Herling n'est pas absent de son journal mais il s'y réduit à un regard, un faisceau lumineux qui fait voir les choses. Comme le font les torches du Caravage ou les bougies de Georges de la Tour en éclairant autour d'elles, et il s'éclaire ainsi lui-même [7]. L'art est pour Herling un remède. Il guérit du mal. Les tableaux qu'il décrit imprègnent son Journal écrit la nuit, se reflétant dans ses propres paysages intérieurs [8].
Le Journal écrit la nuit peut aussi être envisagé comme une collection, rappelant une salle d'exposition présentant des livres, des tableaux, des œuvres d'art, de l'architecture, des espaces urbains, des paysages, des objets porteurs de signification mettant en évidence ce qui est matériel (visible) et ce qui est signifiant (invisible) [9].

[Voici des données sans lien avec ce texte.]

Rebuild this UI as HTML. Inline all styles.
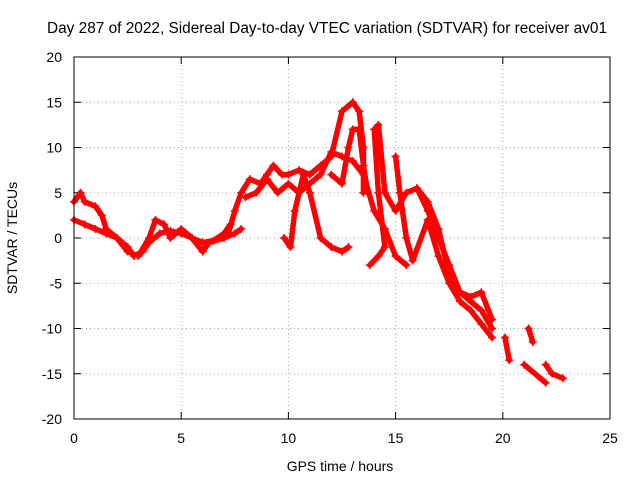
<!DOCTYPE html>
<html><head><meta charset="utf-8"><style>
body{margin:0;background:#fff;}
svg{font-family:"Liberation Sans",sans-serif;}
</style></head><body>
<svg id="c" width="640" height="480" xmlns="http://www.w3.org/2000/svg">
<text x="327" y="33" font-size="15.4" text-anchor="middle">Day 287 of 2022, Sidereal Day-to-day VTEC variation (SDTVAR) for receiver av01</text>
<text x="340" y="471" font-size="14" text-anchor="middle">GPS time / hours</text>
<text x="17" y="238" font-size="14" text-anchor="middle" transform="rotate(-90 17 238)">SDTVAR / TECUs</text>
<g id="grid"></g><g id="ticks"></g><g id="marks"></g>
<rect x="74" y="57" width="536" height="362" fill="none" stroke="#000" stroke-width="1"/>
</svg>
<script>
const xTicks=[0,5,10,15,20,25];
const yTicks=[20,15,10,5,0,-5,-10,-15,-20];
const trackA=[[0,2],[0.5,1.5],[1,1],[1.5,0.5],[2,0],[2.5,-1],[2.8,-2],[3.2,-1.5],[3.5,-0.5],[4,0.5],[4.5,0.8],[5,0.5],[5.5,0],[6,-0.5],[6.5,-0.3],[7,0.5],[7.3,1.5]];
const trackB=[[0,4],[0.3,5],[0.5,4],[1,3.5],[1.3,2.5],[1.5,1],[2,0],[2.5,-1.5],[3,-2],[3.5,0],[3.8,2],[4.2,1.5],[4.5,0],[5,1],[5.5,0],[6,-1.5],[6.3,-0.5],[7,0],[7.5,0.5],[7.8,1]];
const trackC=[[7.2,0.5],[7.5,3],[7.8,5],[8.2,6.5],[8.7,6],[9,7],[9.3,8],[9.7,7],[10,7],[10.5,7.5],[11,7],[11.5,8],[12,9],[12.5,14],[13,15],[13.3,14],[13.5,10],[13.5,5]];
const trackD=[[8,4.5],[8.5,5],[9,6.5],[9.5,5],[10,6],[10.5,5],[11,6],[11.5,7],[12,9.5],[12.5,9],[13,8.5],[13.5,7],[14,3],[14.5,1],[15,-2],[15.5,-3]];
const trackE=[[12,7],[12.5,6],[12.8,10],[13,12],[13.3,12],[13.5,8],[13.7,5]];
const trackF=[[9.8,0],[10.1,-1],[10.3,3],[10.7,7],[11,5],[11.5,0],[12,-1],[12.5,-1.5],[12.8,-1]];
const trackG=[[13.8,-3],[14.2,-2],[14.5,-1],[14.2,5],[14,12],[14.2,12.5],[14.5,5],[15,3],[15.5,5],[16,5.5],[16.5,3],[17,0],[17.5,-3],[18,-6],[18.5,-7],[19,-8],[19.5,-10]];
const trackH=[[15,9],[15.2,5],[15.5,0],[15.8,-2.5],[16.5,2],[17,-2],[17.5,-5],[18,-7],[18.5,-8],[19,-9.5],[19.5,-11]];
const trackI=[[16,5.5],[16.5,4],[17,1],[17.5,-4],[18,-6],[18.5,-6.5],[19,-6],[19.5,-9]];
const trackJ=[[20.1,-11],[20.3,-13.5]];
const trackK=[[21.2,-10],[21.4,-11.5]];
const trackL=[[22,-14],[22.3,-15],[22.8,-15.5]];
const trackM=[[21,-14],[22,-16]];
const tracks=[trackA,trackB,trackC,trackD,trackE,trackF,trackG,trackH,trackI,trackJ,trackK,trackL,trackM];
const NS="http://www.w3.org/2000/svg";
const X=v=>74+v*(536/25), Y=v=>238-v*(362/40);
function mk(t,a,p){const e=document.createElementNS(NS,t);for(const k in a)e.setAttribute(k,a[k]);p.appendChild(e);return e;}
const grid=document.getElementById('grid'),ticks=document.getElementById('ticks'),marks=document.getElementById('marks');
xTicks.forEach(v=>{
 if(v>0&&v<25){const g=mk('line',{x1:X(v),x2:X(v),y1:57,y2:419,stroke:'#aaa','stroke-dasharray':'1,3'},grid);
 }
 mk('line',{x1:X(v),x2:X(v),y1:419,y2:412,stroke:'#000'},ticks);
 mk('line',{x1:X(v),x2:X(v),y1:57,y2:64,stroke:'#000'},ticks);
 const t=mk('text',{x:X(v),y:443,'font-size':14,'text-anchor':'middle'},ticks);t.textContent=v;
 
});
yTicks.forEach(v=>{
 if(v>-20&&v<20){const g=mk('line',{x1:74,x2:610,y1:Y(v),y2:Y(v),stroke:'#aaa','stroke-dasharray':'1,3'},grid);
 }
 mk('line',{x1:74,x2:81,y1:Y(v),y2:Y(v),stroke:'#000'},ticks);
 mk('line',{x1:610,x2:603,y1:Y(v),y2:Y(v),stroke:'#000'},ticks);
 const t=mk('text',{x:62,y:Y(v)+5,'font-size':14,'text-anchor':'end'},ticks);t.textContent=v;
 
});
tracks.forEach(tr=>{
 const p=mk('polyline',{points:tr.map(d=>X(d[0])+','+Y(d[1])).join(' '),fill:'none',stroke:'#f00','stroke-width':5.5,'stroke-linejoin':'round','stroke-linecap':'round'},marks);
 
 
 tr.forEach(d=>{
  const x=X(d[0]),y=Y(d[1]);
  const m=mk('path',{d:`M${x-4},${y}H${x+4}M${x},${y-4}V${y+4}`,stroke:'#f00','stroke-width':1.5},marks);
  
  
 });
});
</script>
</body></html>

L'opposition entre les écrits diurnes de la plupart des diaristes et ceux écrits la nuit de Herling peut évoquer pour certains une analogie avec le Voyage au bout de la nuit de Céline. Dans le cas de Céline, le voyage constitue le contexte de la nuit. Dans le titre d'Herling, il s'agit plutôt d'un signal se référant au courant noir de la littérature de années trente à l'atmosphère de catastrophe des années 30 en Pologne et en Europe[10]. Le journal Nero sul nero de Leonardo Sciascia se prête mieux à un rapprochement que Herling souligne lui-même[3].
Après la mort d'Herling, un Journal a été trouvé dans son bureau, écrit quotidiennement, pour lui-même, dans les années 1957-1958. C'est un ouvrage différent de Journal écrit la nuit édité séparément[11].
Krzysztof Pomian note dans la préface de l'ouvrage qu' Herling n'élève jamais la voix. Il ne part pas volontiers dans des envolées lyriques. Cela lui est parfois reproché comme étant de la sécheresse. Il ne plonge pas non plus dans le tréfonds de ses personnages. Leur vie intime ne l'intéresse que dans la mesure où leurs gestes et leur discours peut être saisi de l'extérieur. [12].